The May court ruling gave the military the green light to evict the Palestinians. But that does not mean that Israeli authorities necessarily will do so.

The transitional Israeli caretaker government, deeply divided between right and left, may be incapable of carrying out the eviction orders.

“It would be a shame – as this is an essential, necessary, urgent step,” said Eliraz.

Palestinian kids wave the national flags as they welcome Palestinian Prime Minister Mohamed Shtayyeh at the West Bank village of Masafer Yatta, Sunday, June 26, 2022. (AP/Majdi Mohammed)

Left-wing Israelis also say a mass expulsion is unlikely; rights groups expect a campaign to slowly pressure Palestinians to leave the zone, said Shira Livne, who directs the Association for Civil Rights in Israel’s West Bank and Gaza branch.

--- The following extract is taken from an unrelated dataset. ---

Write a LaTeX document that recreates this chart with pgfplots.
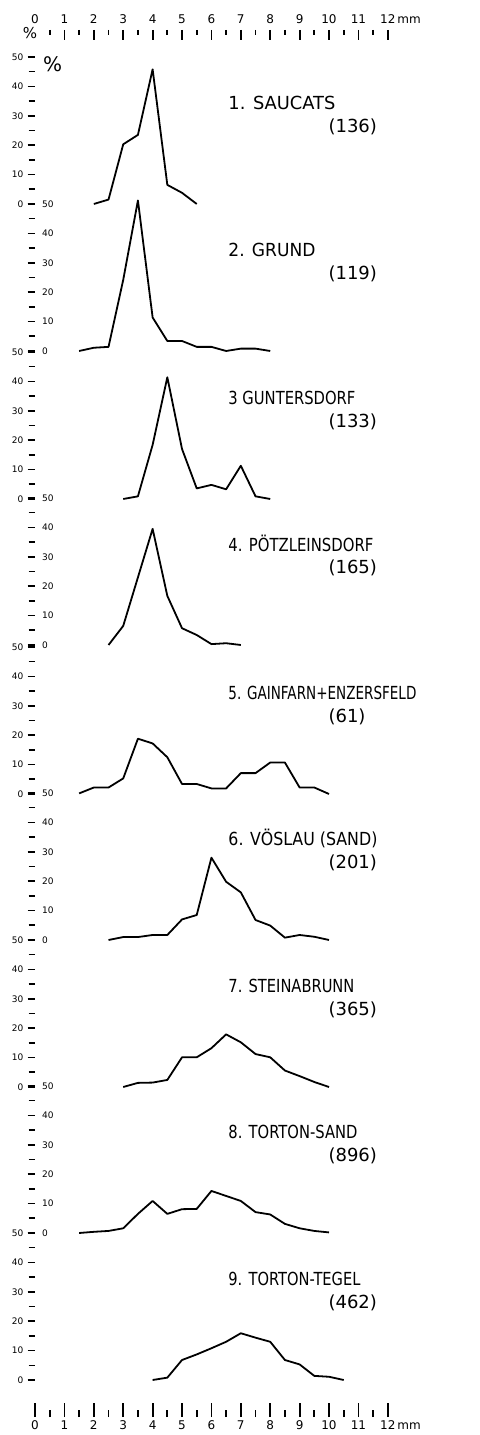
\documentclass[border=0pt]{standalone}
\usepackage{pgfplots}
\pgfplotsset{compat=1.18}
\usepackage{fontspec}
\setmainfont{DejaVu Sans}
\usepackage{graphicx}
\newcommand\ttl[2]{\resizebox{#1}{\height}{#2}}
\tikzset{
  curve/.style={black, line width=0.9pt, line join=round},
  tnode/.style={anchor=west, inner sep=0pt, font=\fontsize{9}{10}\selectfont},
}
\pgfplotsset{
  panel/.style={scale only axis, width=178.16pt, height=73.5pt,
    xmin=-0.12, xmax=12, ymin=0, ymax=50, anchor=south west,
    axis x line=none, axis y line*=left, y axis line style={draw=none},
    ytick={0,10,...,50}, minor ytick={5,15,...,45},
    tick align=center, major tick length=3.8pt, minor tick length=3pt,
    every tick/.style={black, line width=0.8pt}, clip=false,
    yticklabel style={font=\fontsize{4.5}{5}\selectfont, inner sep=0pt},
    /pgf/number format/assume math mode=true},
  leftlab/.style={yticklabel style={anchor=east, xshift=-2pt}},
  rightlab/.style={yticklabel style={anchor=west, xshift=7pt}},
}
\begin{document}
\begin{tikzpicture}
\useasboundingbox (0,0) rectangle (239.5pt,717.5pt);
% top ruler
\begin{axis}[scale only axis, width=176.4pt, height=1pt, xmin=0, xmax=12, ymin=0, ymax=1,
  at={(17.5pt,702.5pt)}, anchor=north west, axis x line*=top, axis y line=none,
  x axis line style={draw=none}, tick align=inside,
  xtick={1,...,12}, minor xtick={0.5,1.5,...,11.5},
  extra x ticks={0}, extra x tick style={major tick length=0pt},
  major tick length=5pt, minor tick length=2.5pt,
  every tick/.style={black, line width=0.9pt},
  xticklabels={1,2,3,4,5,6,7,8,9,10,11,12\rlap{\,mm}},
  extra x tick labels={0},
  xticklabel style={font=\fontsize{6}{7}\selectfont, inner sep=0pt, yshift=3pt},
  /pgf/number format/assume math mode=true]
\addplot[draw=none] coordinates {(0,0)(12,1)};
\end{axis}
\node[inner sep=0pt, font=\fontsize{7.5}{8}\selectfont] at (15pt,701pt) {\%};
% bottom ruler
\begin{axis}[scale only axis, width=176.4pt, height=1pt, xmin=0, xmax=12, ymin=0, ymax=1,
  at={(17.5pt,9pt)}, anchor=south west, axis x line*=bottom, axis y line=none,
  x axis line style={draw=none}, tick align=inside,
  xtick={0,...,12}, minor xtick={0.5,1.5,...,11.5},
  major tick length=7pt, minor tick length=3.5pt,
  every tick/.style={black, line width=0.9pt},
  xticklabels={0,1,2,3,4,5,6,7,8,9,10,11,12\rlap{\,mm}},
  xticklabel style={font=\fontsize{6}{7}\selectfont, inner sep=0pt, yshift=-1.5pt},
  /pgf/number format/assume math mode=true]
\addplot[draw=none] coordinates {(0,0)(12,1)};
\end{axis}
% panel 1
\begin{axis}[panel, leftlab, at={(15.75pt,615.5pt)}]
\addplot[curve] coordinates {(2,0)(2.5,1.5)(3,20.3)(3.5,23.5)(4,45.8)(4.5,6.5)(5,3.8)(5.5,0)};
\node[tnode] at (axis cs:6.565,34.4) {\ttl{53.5pt}{1. SAUCATS}};
\node[tnode] at (axis cs:9.97,26.4) {(136)};
\node[inner sep=0pt, font=\fontsize{10}{11}\selectfont] at (axis cs:0.6,47.5) {\%};
\end{axis}
% panel 2
\begin{axis}[panel, rightlab, at={(15.75pt,542pt)}]
\addplot[curve] coordinates {(1.5,0)(2,1.1)(2.5,1.4)(3,24.2)(3.5,51.2)(4,11.4)(4.5,3.4)(5,3.4)(5.5,1.4)(6,1.4)(6.5,0)(7,0.8)(7.5,0.8)(8,0)};
\node[tnode] at (axis cs:6.565,34.4) {\ttl{43.5pt}{2. GRUND}};
\node[tnode] at (axis cs:9.97,26.4) {(119)};
\end{axis}
% panel 3
\begin{axis}[panel, leftlab, at={(15.75pt,468pt)}]
\addplot[curve] coordinates {(3,0)(3.5,0.9)(4,18.4)(4.5,41.4)(5,17)(5.5,3.6)(6,4.8)(6.5,3.3)(7,11.3)(7.5,0.9)(8,0)};
\node[tnode] at (axis cs:6.565,34.4) {\ttl{63.5pt}{3 GUNTERSDORF}};
\node[tnode] at (axis cs:9.97,26.4) {(133)};
\end{axis}
% panel 4
\begin{axis}[panel, rightlab, at={(15.75pt,395pt)}]
\addplot[curve] coordinates {(2.5,0)(3,6.5)(3.5,23)(4,39.5)(4.5,16.7)(5,5.7)(5.5,3.4)(6,0.3)(6.5,0.6)(7,0)};
\node[tnode] at (axis cs:6.565,34.4) {\ttl{72.5pt}{4. PÖTZLEINSDORF}};
\node[tnode] at (axis cs:9.97,26.4) {(165)};
\end{axis}
% panel 5
\begin{axis}[panel, leftlab, at={(15.75pt,320.5pt)}]
\addplot[curve] coordinates {(1.5,0.2)(2,2.2)(2.5,2.2)(3,5.3)(3.5,18.8)(4,17.2)(4.5,12.5)(5,3.4)(5.5,3.4)(6,1.9)(6.5,1.9)(7,7.1)(7.5,7.1)(8,10.7)(8.5,10.7)(9,2.2)(9.5,2.2)(10,0)};
\node[tnode] at (axis cs:6.565,34.4) {\ttl{94pt}{5. GAINFARN+ENZERSFELD}};
\node[tnode] at (axis cs:9.97,26.4) {(61)};
\end{axis}
% panel 6
\begin{axis}[panel, rightlab, at={(15.75pt,247.5pt)}]
\addplot[curve] coordinates {(2.5,0)(3,1)(3.5,1)(4,1.7)(4.5,1.7)(5,7)(5.5,8.5)(6,28)(6.5,19.8)(7,16.2)(7.5,6.8)(8,4.9)(8.5,0.8)(9,1.7)(9.5,1.1)(10,0)};
\node[tnode] at (axis cs:6.565,34.4) {\ttl{74.5pt}{6. VÖSLAU (SAND)}};
\node[tnode] at (axis cs:9.97,26.4) {(201)};
\end{axis}
% panel 7
\begin{axis}[panel, leftlab, at={(15.75pt,174pt)}]
\addplot[curve] coordinates {(3,0)(3.5,1.4)(4,1.5)(4.5,2.4)(5,10.1)(5.5,10.1)(6,13.2)(6.5,17.9)(7,15.2)(7.5,11.2)(8,10.1)(8.5,5.6)(9,3.7)(9.5,1.7)(10,0)};
\node[tnode] at (axis cs:6.565,34.4) {\ttl{63pt}{7. STEINABRUNN}};
\node[tnode] at (axis cs:9.97,26.4) {(365)};
\end{axis}
% panel 8
\begin{axis}[panel, rightlab, at={(15.75pt,101pt)}]
\addplot[curve] coordinates {(1.5,0)(2,0.4)(2.5,0.7)(3,1.6)(3.5,6.5)(4,10.9)(4.5,6.5)(5,8.1)(5.5,8.2)(6,14.3)(6.5,12.6)(7,10.9)(7.5,7.1)(8,6.3)(8.5,3.1)(9,1.6)(9.5,0.7)(10,0.2)};
\node[tnode] at (axis cs:6.565,34.4) {\ttl{64.5pt}{8. TORTON-SAND}};
\node[tnode] at (axis cs:9.97,26.4) {(896)};
\end{axis}
% panel 9
\begin{axis}[panel, leftlab, at={(15.75pt,27.5pt)}]
\addplot[curve] coordinates {(4,0)(4.5,0.8)(5,6.8)(5.5,8.7)(6,10.8)(6.5,13)(7,15.9)(7.5,14.4)(8,13)(8.5,6.8)(9,5.3)(9.5,1.4)(10,1.1)(10.5,0)};
\node[tnode] at (axis cs:6.565,34.4) {\ttl{66pt}{9. TORTON-TEGEL}};
\node[tnode] at (axis cs:9.97,26.4) {(462)};
\end{axis}
\end{tikzpicture}
\end{document}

Masafer Yatta’s Palestinian residents, their arguments rejected by Israeli courts, now place their hope in a campaign of international pressure on Israel to stop the demolitions.

“We demand the international community act to end this. Since there is no justice in Israeli courts, we can go as far as the International Criminal Court,” said Younes, the local council head.

But a Western diplomat closely following the issue estimated that international pressure would have little effect on Israeli authorities should they ultimately choose to evict the Palestinians en masse.

US State Department spokesperson Ned Price during a media briefing at the State Department in Washington, on July 7, 2021. (AP Photo/Alex Brandon)

“There are so many red lines that have been burned and nothing much happened. There will be tweets and statements. The United States will pressure from behind the scenes,” the diplomat said, speaking to The Times of Israel on condition of anonymity.

At a press conference in Washington in early June, US State Department spokesperson Ned Price reiterated American opposition to “unilateral” moves by Israelis and Palestinians, “including evictions.”

“But what can we do, honestly,” the Western diplomat said. “Nothing that can stop it.”